TASK BRIEF ▸
Return, without pictures, the lines from the start of the data through the one that contains "null, null, null, null, null, null, null, 1600, 2700, 1900];".

━━━ SOURCE EXCERPT ━━━

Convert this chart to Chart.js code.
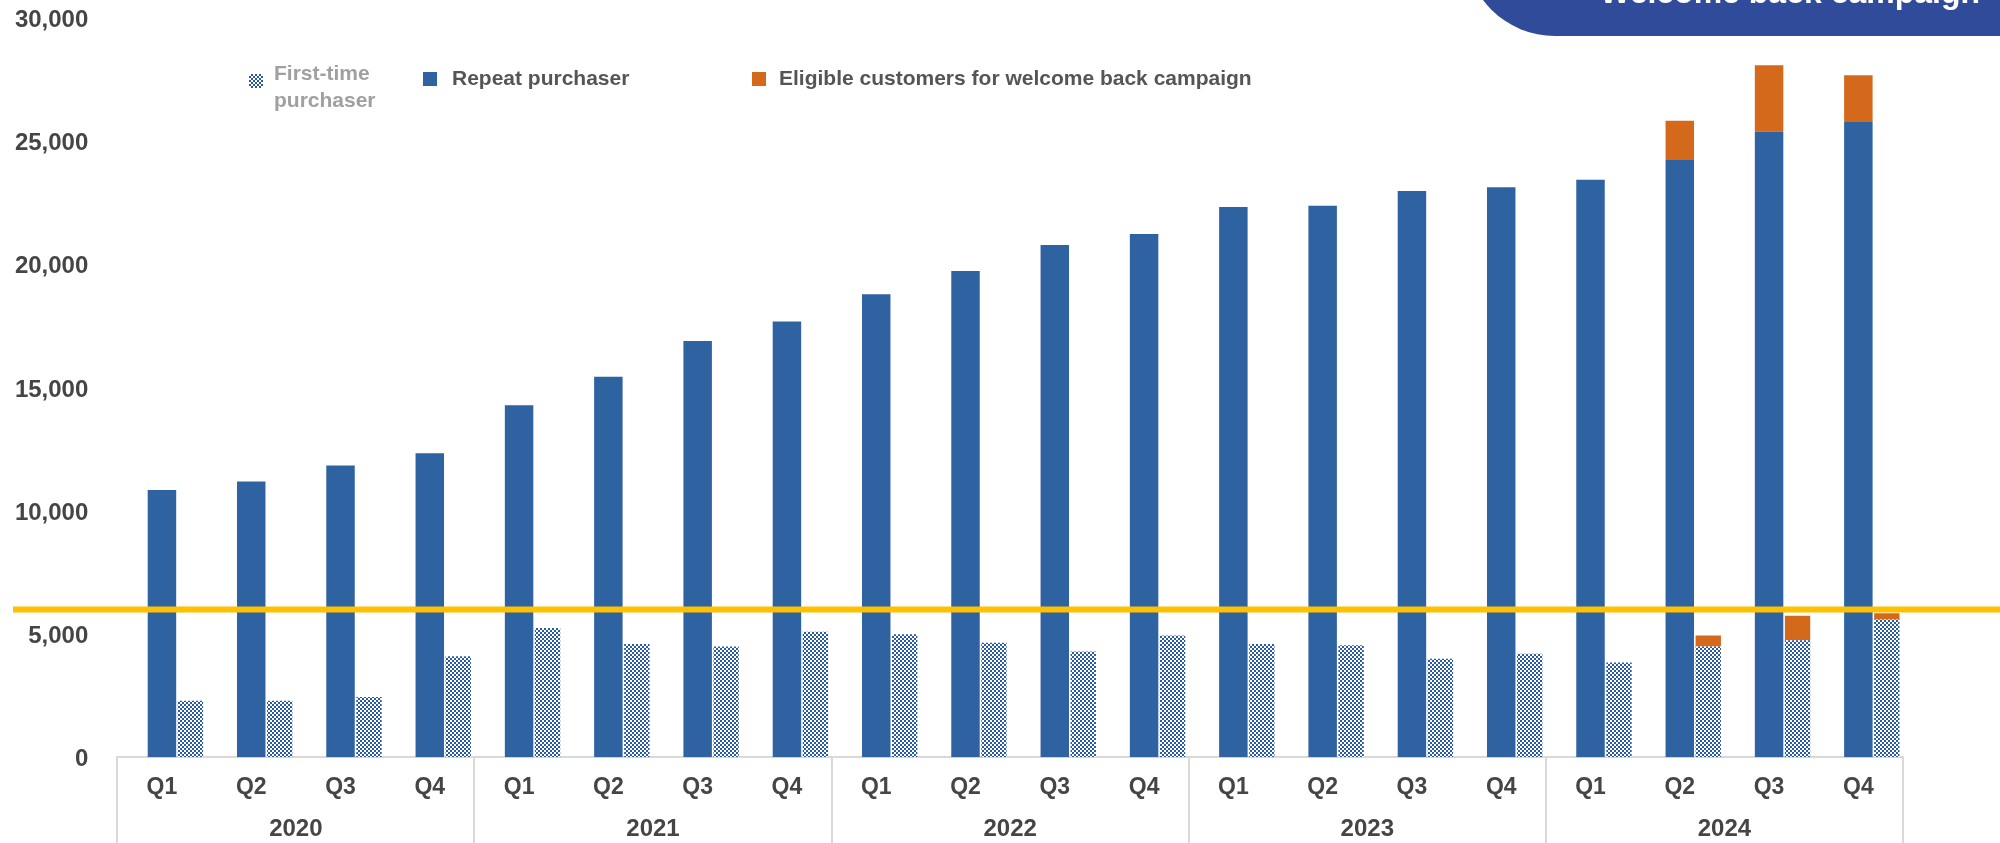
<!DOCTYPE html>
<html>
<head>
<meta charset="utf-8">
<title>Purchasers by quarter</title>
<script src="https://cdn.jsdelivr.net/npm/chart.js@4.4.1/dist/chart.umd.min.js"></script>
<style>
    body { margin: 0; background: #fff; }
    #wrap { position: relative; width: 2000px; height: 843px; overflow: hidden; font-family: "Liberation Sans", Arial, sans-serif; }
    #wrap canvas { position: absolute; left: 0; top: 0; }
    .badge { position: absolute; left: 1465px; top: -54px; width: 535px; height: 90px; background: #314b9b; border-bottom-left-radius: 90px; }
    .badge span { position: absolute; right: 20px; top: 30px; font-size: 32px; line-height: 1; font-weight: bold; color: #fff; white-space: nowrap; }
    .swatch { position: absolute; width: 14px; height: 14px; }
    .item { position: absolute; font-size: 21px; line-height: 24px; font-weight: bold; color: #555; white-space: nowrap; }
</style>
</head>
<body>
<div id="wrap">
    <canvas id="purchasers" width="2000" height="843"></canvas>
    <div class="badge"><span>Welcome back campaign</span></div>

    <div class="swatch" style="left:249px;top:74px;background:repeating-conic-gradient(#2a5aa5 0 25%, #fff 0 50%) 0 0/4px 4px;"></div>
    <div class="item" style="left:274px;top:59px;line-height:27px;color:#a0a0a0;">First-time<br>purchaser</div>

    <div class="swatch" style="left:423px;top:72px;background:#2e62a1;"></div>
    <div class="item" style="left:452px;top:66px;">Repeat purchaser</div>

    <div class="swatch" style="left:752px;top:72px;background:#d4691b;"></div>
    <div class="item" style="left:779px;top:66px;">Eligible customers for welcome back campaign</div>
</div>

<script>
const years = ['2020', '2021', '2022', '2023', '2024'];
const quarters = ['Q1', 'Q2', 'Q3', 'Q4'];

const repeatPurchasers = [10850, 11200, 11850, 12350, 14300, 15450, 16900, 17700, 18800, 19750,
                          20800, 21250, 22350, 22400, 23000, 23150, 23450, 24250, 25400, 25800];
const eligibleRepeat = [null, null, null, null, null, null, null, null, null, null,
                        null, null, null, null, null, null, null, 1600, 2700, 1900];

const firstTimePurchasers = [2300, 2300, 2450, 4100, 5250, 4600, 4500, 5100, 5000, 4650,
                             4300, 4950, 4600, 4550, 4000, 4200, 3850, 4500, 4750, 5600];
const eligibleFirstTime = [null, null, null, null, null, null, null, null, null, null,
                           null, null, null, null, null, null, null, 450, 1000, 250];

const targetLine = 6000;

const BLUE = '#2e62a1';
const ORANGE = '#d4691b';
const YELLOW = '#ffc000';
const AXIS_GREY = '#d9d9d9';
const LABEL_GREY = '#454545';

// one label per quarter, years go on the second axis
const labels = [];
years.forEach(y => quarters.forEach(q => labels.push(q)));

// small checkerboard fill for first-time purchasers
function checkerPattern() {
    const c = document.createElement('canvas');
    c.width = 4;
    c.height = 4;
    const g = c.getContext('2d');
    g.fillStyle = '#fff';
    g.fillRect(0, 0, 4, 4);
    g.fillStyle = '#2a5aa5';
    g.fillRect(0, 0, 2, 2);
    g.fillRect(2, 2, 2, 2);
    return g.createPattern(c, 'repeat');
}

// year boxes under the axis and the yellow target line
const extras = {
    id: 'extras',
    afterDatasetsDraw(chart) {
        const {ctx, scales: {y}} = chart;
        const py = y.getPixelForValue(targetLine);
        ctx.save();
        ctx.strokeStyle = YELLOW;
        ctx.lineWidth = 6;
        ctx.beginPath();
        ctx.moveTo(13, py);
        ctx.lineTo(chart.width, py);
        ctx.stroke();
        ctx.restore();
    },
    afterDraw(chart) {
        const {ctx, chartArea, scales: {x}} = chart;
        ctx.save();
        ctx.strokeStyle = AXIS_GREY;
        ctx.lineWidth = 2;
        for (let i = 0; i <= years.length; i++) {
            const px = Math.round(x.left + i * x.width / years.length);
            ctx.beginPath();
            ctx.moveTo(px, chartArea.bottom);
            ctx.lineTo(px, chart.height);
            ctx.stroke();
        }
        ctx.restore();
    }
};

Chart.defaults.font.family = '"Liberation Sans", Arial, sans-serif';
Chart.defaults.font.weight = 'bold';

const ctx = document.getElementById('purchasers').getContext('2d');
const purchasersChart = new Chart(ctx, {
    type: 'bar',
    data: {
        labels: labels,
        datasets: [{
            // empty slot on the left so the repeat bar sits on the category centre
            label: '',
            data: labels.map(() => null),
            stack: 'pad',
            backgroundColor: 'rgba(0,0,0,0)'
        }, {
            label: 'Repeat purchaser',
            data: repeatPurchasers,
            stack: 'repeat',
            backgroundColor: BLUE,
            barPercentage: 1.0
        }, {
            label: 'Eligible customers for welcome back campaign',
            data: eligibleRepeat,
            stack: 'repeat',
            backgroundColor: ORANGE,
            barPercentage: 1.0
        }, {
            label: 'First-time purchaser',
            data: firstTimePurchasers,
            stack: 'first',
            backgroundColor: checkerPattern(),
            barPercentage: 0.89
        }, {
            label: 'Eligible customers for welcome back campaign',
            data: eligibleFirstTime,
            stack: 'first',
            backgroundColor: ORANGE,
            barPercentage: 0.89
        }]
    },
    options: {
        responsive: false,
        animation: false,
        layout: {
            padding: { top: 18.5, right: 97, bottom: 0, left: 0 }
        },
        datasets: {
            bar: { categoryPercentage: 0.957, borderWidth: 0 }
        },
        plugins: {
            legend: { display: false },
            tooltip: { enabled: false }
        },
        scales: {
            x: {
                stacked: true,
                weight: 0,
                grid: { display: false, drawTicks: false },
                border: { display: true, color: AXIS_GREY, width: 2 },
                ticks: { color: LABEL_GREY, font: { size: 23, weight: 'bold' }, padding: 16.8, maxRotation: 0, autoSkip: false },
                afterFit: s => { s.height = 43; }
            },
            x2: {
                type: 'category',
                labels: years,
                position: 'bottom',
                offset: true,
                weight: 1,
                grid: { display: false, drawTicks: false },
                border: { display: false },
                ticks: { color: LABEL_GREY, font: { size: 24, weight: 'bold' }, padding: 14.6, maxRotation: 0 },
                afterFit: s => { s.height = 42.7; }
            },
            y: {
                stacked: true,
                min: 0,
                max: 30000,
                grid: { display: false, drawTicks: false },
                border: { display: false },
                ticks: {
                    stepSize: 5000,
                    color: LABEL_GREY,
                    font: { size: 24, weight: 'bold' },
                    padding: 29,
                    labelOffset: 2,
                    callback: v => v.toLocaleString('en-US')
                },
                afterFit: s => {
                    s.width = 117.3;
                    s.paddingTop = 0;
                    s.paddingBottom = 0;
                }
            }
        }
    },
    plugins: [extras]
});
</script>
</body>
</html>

━━━

TASK RESPONSE ▸
Convert this chart to Chart.js code.
<!DOCTYPE html>
<html>
<head>
<meta charset="utf-8">
<title>Purchasers by quarter</title>
<script src="https://cdn.jsdelivr.net/npm/chart.js@4.4.1/dist/chart.umd.min.js"></script>
<style>
    body { margin: 0; background: #fff; }
    #wrap { position: relative; width: 2000px; height: 843px; overflow: hidden; font-family: "Liberation Sans", Arial, sans-serif; }
    #wrap canvas { position: absolute; left: 0; top: 0; }
    .badge { position: absolute; left: 1465px; top: -54px; width: 535px; height: 90px; background: #314b9b; border-bottom-left-radius: 90px; }
    .badge span { position: absolute; right: 20px; top: 30px; font-size: 32px; line-height: 1; font-weight: bold; color: #fff; white-space: nowrap; }
    .swatch { position: absolute; width: 14px; height: 14px; }
    .item { position: absolute; font-size: 21px; line-height: 24px; font-weight: bold; color: #555; white-space: nowrap; }
</style>
</head>
<body>
<div id="wrap">
    <canvas id="purchasers" width="2000" height="843"></canvas>
    <div class="badge"><span>Welcome back campaign</span></div>

    <div class="swatch" style="left:249px;top:74px;background:repeating-conic-gradient(#2a5aa5 0 25%, #fff 0 50%) 0 0/4px 4px;"></div>
    <div class="item" style="left:274px;top:59px;line-height:27px;color:#a0a0a0;">First-time<br>purchaser</div>

    <div class="swatch" style="left:423px;top:72px;background:#2e62a1;"></div>
    <div class="item" style="left:452px;top:66px;">Repeat purchaser</div>

    <div class="swatch" style="left:752px;top:72px;background:#d4691b;"></div>
    <div class="item" style="left:779px;top:66px;">Eligible customers for welcome back campaign</div>
</div>

<script>
const years = ['2020', '2021', '2022', '2023', '2024'];
const quarters = ['Q1', 'Q2', 'Q3', 'Q4'];

const repeatPurchasers = [10850, 11200, 11850, 12350, 14300, 15450, 16900, 17700, 18800, 19750,
                          20800, 21250, 22350, 22400, 23000, 23150, 23450, 24250, 25400, 25800];
const eligibleRepeat = [null, null, null, null, null, null, null, null, null, null,
                        null, null, null, null, null, null, null, 1600, 2700, 1900];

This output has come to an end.